By Abigayle Raucher
Collaborative and co-working spaces are revolutionising the start-up world. Across the globe, these spaces are replacing stuffy offices and restrictive nine-to-five hours.
Research has found that those workers who are provided with a collaborative space with other like-minded people are more productive, as well as generally happier, than those in a traditional office. In these spaces, members can exchange ideas, and work alongside others from overlapping fields. A study by the Harvard Business Review last year reported that ‘people who use co-working spaces see their work as more meaningful, are able to do projects they care about, and now have the ability to bring their whole selves to work.’

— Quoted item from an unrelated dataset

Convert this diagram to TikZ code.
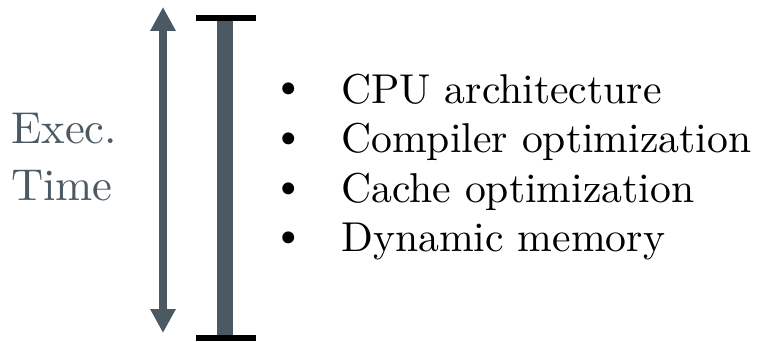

Instead of a competitive environment consisting of workers vying for promotion and personal gain, members provide specific skill sets to other members, mutually benefiting, as well as further supporting a cultural norm that encourages cooperation and communication. Members are able to feel like they’re part of a community that exists not only for personal growth, but can engage with and provide assistance to others who are in the same boat.
Though many collaborative spaces are designed specifically as incubators for startup businesses, they are also ideal for freelance workers, small businesses and experienced entrepreneurs looking for a space where the going rate is dramatically less expensive than that of a traditional rented office, somewhere they can come and go as they please, and some even provide snacks!
Economically speaking, it only makes sense for small businesses and the self-employed to become members of a collaborative workspace, as everything is included in membership. With this all-inclusivity, members never have to worry about running out of ink, or whether the wifi might unexpectedly kick the bucket, causing not only serious frustration, but also a major loss in productivity.
With flexible hours, open floor plans, and plenty of available space, members can design their own schedules, choose what desk best suits them that day, and also be provided with the routine and structure that collaboration offers.
For the autonomous worker looking for a creative space, not just to get their project or business venture started, but to learn from and grown alongside other members seeking the same goal, research proves that a collaborative workspace is spot-on.